Problem to work on: Everything from the line with "Clone this chart in Plotly." through the line with "pc2_scores = [-48.6, -46.0, -43.0, -34.8, -33.6]", inclusive, should be repeated exactly, except the pictures.

Available records:
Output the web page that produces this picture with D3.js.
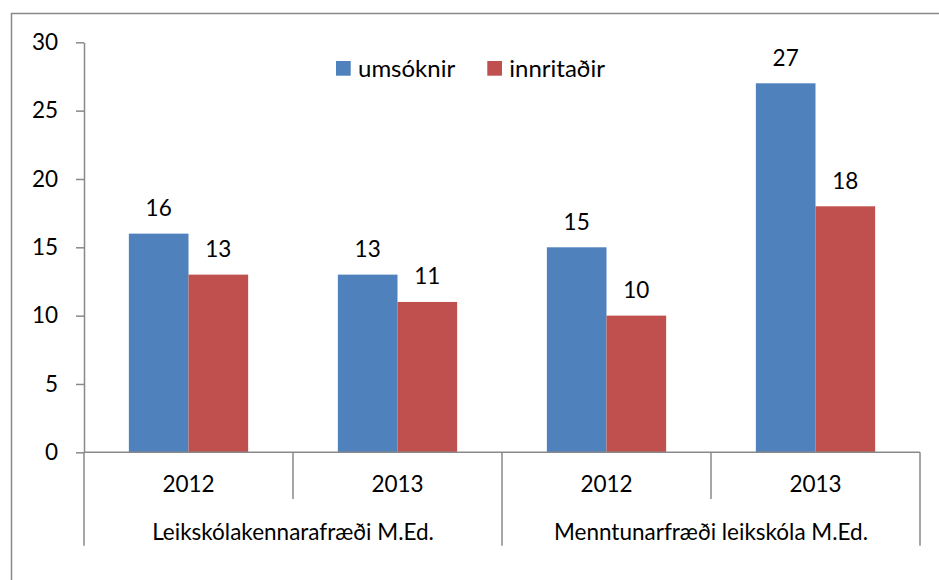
<!DOCTYPE html>
<html><head><meta charset="utf-8">
<script src="https://cdn.jsdelivr.net/npm/d3@7"></script>
<style>
html,body{margin:0;padding:0;background:#fff;}
svg{display:block;font-family:Lato, "Open Sans", sans-serif;}
</style></head>
<body>
<svg id="chart" width="939" height="580"></svg>
<script>
const groups = ["Leikskólakennarafræði M.Ed.", "Menntunarfræði leikskóla M.Ed."];
const years = ["2012", "2013", "2012", "2013"];
const groupOf = [0, 0, 1, 1];
const seriesNames = ["umsóknir", "innritaðir"];
const umsoknir = [16, 13, 15, 27];
const innritadir = [13, 11, 10, 18];
const yTicks = [0, 5, 10, 15, 20, 25, 30];
const colors = ["#4F81BD", "#C0504D"];

(function () {
const svg = d3.select("#chart");
const axisColor = "#898989";
const fs = 22.5;
const pLeft = 84, pRight = 920, pTop = 42.3, pBottom = 452.3;

// outer frame (top & left edges visible)
svg.append("line").attr("x1", 11).attr("x2", 939).attr("y1", 13.5).attr("y2", 13.5)
  .attr("stroke", axisColor).attr("stroke-width", 1.5);
svg.append("line").attr("x1", 11.5).attr("x2", 11.5).attr("y1", 13).attr("y2", 580)
  .attr("stroke", axisColor).attr("stroke-width", 1.5);

const idx = d3.range(umsoknir.length);
const x0 = d3.scaleBand().domain(idx).range([pLeft, pRight]).paddingInner(0).paddingOuter(0);
const x1 = d3.scaleBand().domain(seriesNames).range([0, x0.bandwidth()]).paddingInner(0).paddingOuter(0.752);
const y = d3.scaleLinear().domain([0, 30]).range([pBottom, pTop]);

const data = idx.map(i => ({i, vals: [umsoknir[i], innritadir[i]]}));

// bars
const g = svg.append("g");
data.forEach(d => {
  d.vals.forEach((v, s) => {
    const bx = x0(d.i) + x1(seriesNames[s]);
    g.append("rect")
      .attr("x", bx).attr("y", y(v))
      .attr("width", x1.bandwidth()).attr("height", y(0) - y(v))
      .attr("fill", colors[s]);
    g.append("text")
      .attr("x", bx + x1.bandwidth() / 2).attr("y", y(v) - 17.5)
      .attr("text-anchor", "middle").attr("font-size", fs).attr("fill", "#000")
      .text(v);
  });
});

// y axis
const yAxis = d3.axisLeft(y).tickValues(yTicks).tickSize(8).tickPadding(18).tickSizeOuter(0);
const ya = svg.append("g").attr("transform", `translate(${pLeft},0)`).call(yAxis);
ya.select(".domain").attr("stroke", axisColor).attr("stroke-width", 1.5);
ya.selectAll(".tick line").attr("stroke", axisColor).attr("stroke-width", 1.5);
ya.selectAll(".tick text").attr("font-size", fs).attr("font-family", "Lato").attr("fill", "#000");

// x axis baseline
svg.append("line").attr("x1", pLeft).attr("x2", pRight).attr("y1", pBottom).attr("y2", pBottom)
  .attr("stroke", axisColor).attr("stroke-width", 1.5);

// year labels and dividers
const yearDivBottom = 499, groupDivBottom = 545.7;
idx.forEach(i => {
  svg.append("text").attr("x", x0(i) + x0.bandwidth() / 2).attr("y", 492)
    .attr("text-anchor", "middle").attr("font-size", fs).attr("fill", "#000").text(years[i]);
});
const edges = idx.map(i => x0(i)).concat([pRight]);
edges.forEach((ex, k) => {
  const isGroupEdge = (k === 0 || k === edges.length - 1 || groupOf[k] !== groupOf[k - 1]);
  svg.append("line").attr("x1", ex).attr("x2", ex).attr("y1", pBottom).attr("y2", isGroupEdge ? groupDivBottom : yearDivBottom)
    .attr("stroke", axisColor).attr("stroke-width", 1.5);
});
// group labels
groups.forEach((name, gi) => {
  const members = idx.filter(i => groupOf[i] === gi);
  const gx0 = x0(members[0]), gx1 = x0(members[members.length - 1]) + x0.bandwidth();
  svg.append("text").attr("x", (gx0 + gx1) / 2).attr("y", 539.5)
    .attr("text-anchor", "middle").attr("font-size", fs).attr("fill", "#000").text(name);
});

// legend
const legendX = [336, 487.3];
seriesNames.forEach((n, s) => {
  svg.append("rect").attr("x", legendX[s]).attr("y", 61).attr("width", 14.7).attr("height", 14.7).attr("fill", colors[s]);
  svg.append("text").attr("x", legendX[s] + 22).attr("y", 77).attr("font-size", 24).attr("fill", "#000").text(n);
});
})();
</script>
</body></html>
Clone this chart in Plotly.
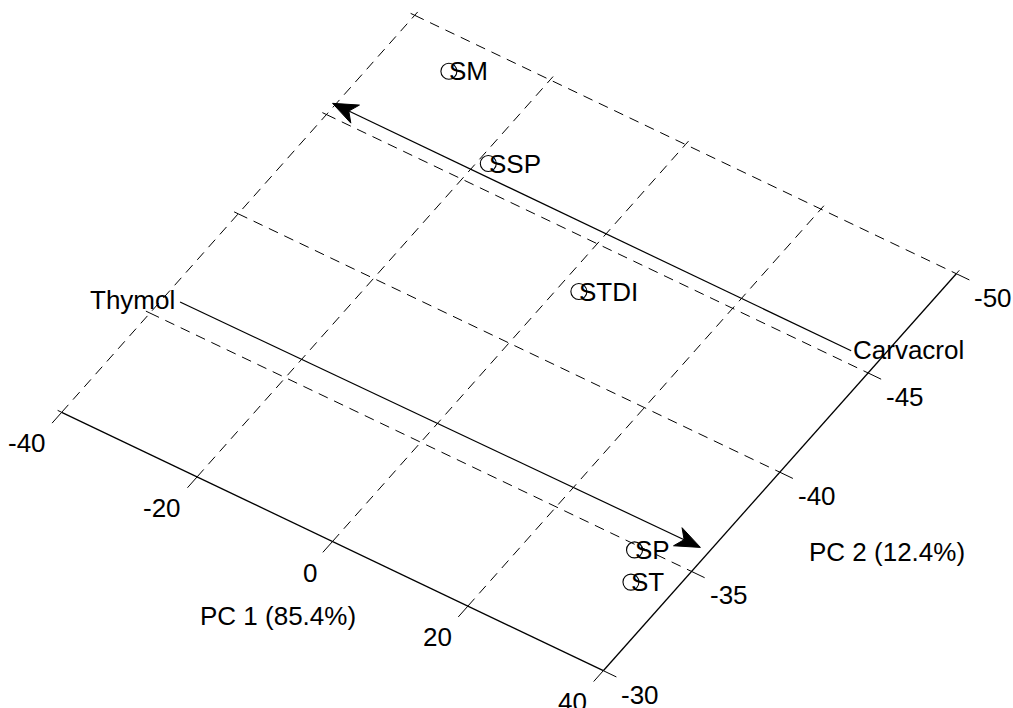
import numpy as np
import plotly.graph_objects as go

# ---------------- data ----------------
samples = ["SM", "SSP", "STDI", "SP", "ST"]
pc1_scores = [-31.3, -18.7, 2.5, 32.1, 34.7]
pc2_scores = [-48.6, -46.0, -43.0, -34.8, -33.6]

variables = ["Thymol", "Carvacrol"]
var_tail_pc1 = [-37.9, 36.2]
var_tail_pc2 = [-35.9, -45.5]
var_head_pc1 = [38.7, -40.4]
var_head_pc2 = [-36.0, -45.5]

pc1_ticks = [-40, -20, 0, 20, 40]
pc2_ticks = [-30, -35, -40, -45, -50]
pc1_title = "PC 1 (85.4%)"
pc2_title = "PC 2 (12.4%)"

# ---------------- view: oblique projection of the PC plane ----------------
W, H = 1013, 708
ORIGIN = np.array([61.7, 412.3])          # screen point of (pc1_ticks[0], pc2_ticks[0])
E1 = np.array([541.6, 258.4]) / 80.0      # screen step for +1 in PC1
E2 = np.array([-353.0, 397.0]) / 20.0     # screen step for +1 in PC2
P1_0, P2_0 = pc1_ticks[0], pc2_ticks[0]
P1_1, P2_1 = pc1_ticks[-1], pc2_ticks[-1]
u1 = E1 / np.linalg.norm(E1)
u2 = E2 / np.linalg.norm(E2)


def proj(p1, p2):
    return ORIGIN + (p1 - P1_0) * E1 + (p2 - P2_0) * E2


FONT = dict(family="Arial, Liberation Sans, sans-serif", size=26, color="black")
TICK = 14.5
MINI = 4.5

fig = go.Figure()


def add_segments(segs, dash=None, width=1.0):
    xs, ys = [], []
    for a, b in segs:
        xs += [a[0], b[0], None]
        ys += [a[1], b[1], None]
    fig.add_trace(go.Scatter(x=xs, y=ys, mode="lines", hoverinfo="skip",
                             line=dict(color="black", width=width, dash=dash),
                             showlegend=False))


# dashed grid
grid = []
for t in pc1_ticks[:-1]:
    grid.append((proj(t, P2_0), proj(t, P2_1)))
for t in pc2_ticks[1:]:
    grid.append((proj(P1_0, t), proj(P1_1, t)))
add_segments(grid, dash="10px,7px", width=1.0)

# solid axes + ticks
axes = [(proj(P1_0, P2_0), proj(P1_1, P2_0)), (proj(P1_1, P2_0), proj(P1_1, P2_1))]
ticks = []
for t in pc1_ticks:
    p = proj(t, P2_0)
    ticks.append((p, p + TICK * u2))          # outward from PC1 axis
    q = proj(t, P2_1)
    ticks.append((q, q - MINI * u2))          # small mark on far edge
for t in pc2_ticks:
    p = proj(P1_1, t)
    ticks.append((p, p + TICK * u1))          # outward from PC2 axis
    q = proj(P1_0, t)
    ticks.append((q, q - MINI * u1))
add_segments(axes, width=1.3)
add_segments(ticks, width=1.0)

# variable arrows
L_HEAD, W_HEAD, NOTCH = 25.0, 10.0, 18.0
for name, a1, a2, b1, b2 in zip(variables, var_tail_pc1, var_tail_pc2,
                                var_head_pc1, var_head_pc2):
    tail = proj(a1, a2)
    tip = proj(b1, b2)
    d = (tip - tail) / np.linalg.norm(tip - tail)
    n = np.array([-d[1], d[0]])
    notch = tip - NOTCH * d
    add_segments([(tail, notch)], width=1.2)
    poly = [tip, tip - L_HEAD * d + W_HEAD * n, notch, tip - L_HEAD * d - W_HEAD * n, tip]
    fig.add_trace(go.Scatter(x=[p[0] for p in poly], y=[p[1] for p in poly],
                             mode="lines", fill="toself", fillcolor="black",
                             line=dict(color="black", width=1), hoverinfo="skip",
                             showlegend=False))
    if d[0] > 0:
        fig.add_annotation(x=tail[0], y=tail[1], text=name, showarrow=False,
                           xanchor="right", yanchor="middle", xshift=-3, yshift=2,
                           font=FONT)
    else:
        fig.add_annotation(x=tail[0], y=tail[1], text=name, showarrow=False,
                           xanchor="left", yanchor="middle", xshift=0, yshift=1,
                           font=FONT)

# sample scores
pts = np.array([proj(a, b) for a, b in zip(pc1_scores, pc2_scores)])
fig.add_trace(go.Scatter(x=pts[:, 0], y=pts[:, 1], mode="markers", hoverinfo="skip",
                         marker=dict(symbol="circle-open", size=16, color="black",
                                     line=dict(width=1.1, color="black")),
                         showlegend=False))
for name, p in zip(samples, pts):
    fig.add_annotation(x=p[0], y=p[1], text=name, showarrow=False,
                       xanchor="left", yanchor="middle", xshift=-1.5, yshift=0, font=FONT)

# tick labels
for t in pc1_ticks:
    p = proj(t, P2_0)
    fig.add_annotation(x=p[0] - 14, y=p[1] + 31, text=str(t), showarrow=False,
                       xanchor="right", yanchor="middle", font=FONT)
for t in pc2_ticks:
    p = proj(P1_1, t)
    fig.add_annotation(x=p[0] + 16, y=p[1] + 24, text=str(t), showarrow=False,
                       xanchor="left", yanchor="middle", font=FONT)

# axis titles
c1 = proj((P1_0 + P1_1) / 2, P2_0)
fig.add_annotation(x=c1[0] - 55, y=c1[1] + 74, text=pc1_title, showarrow=False,
                   xanchor="center", yanchor="middle", font=FONT)
c2 = proj(P1_1, (P2_0 + P2_1) / 2)
fig.add_annotation(x=c2[0] + 107, y=c2[1] + 80, text=pc2_title, showarrow=False,
                   xanchor="center", yanchor="middle", font=FONT)

fig.update_layout(
    width=W, height=H, margin=dict(l=0, r=0, t=0, b=0),
    paper_bgcolor="white", plot_bgcolor="white",
    xaxis=dict(range=[0, W], visible=False, fixedrange=True),
    yaxis=dict(range=[H, 0], visible=False, fixedrange=True),
)
fig.write_html(
    "out.html",
    config={"displayModeBar": False},
    post_script="document.body.style.margin='0';document.body.style.overflow='hidden';",
)
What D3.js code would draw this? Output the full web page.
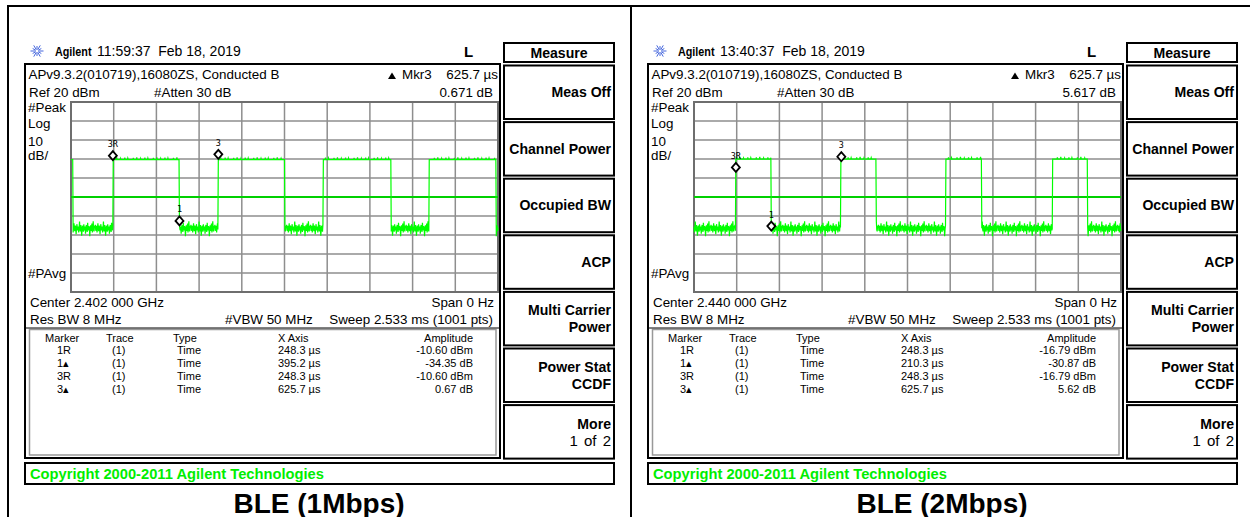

Task result:
Clone this chart in Plotly.
import numpy as np
import plotly.graph_objects as go

# ---------------- data ----------------
samples = ["SM", "SSP", "STDI", "SP", "ST"]
pc1_scores = [-31.3, -18.7, 2.5, 32.1, 34.7]
pc2_scores = [-48.6, -46.0, -43.0, -34.8, -33.6]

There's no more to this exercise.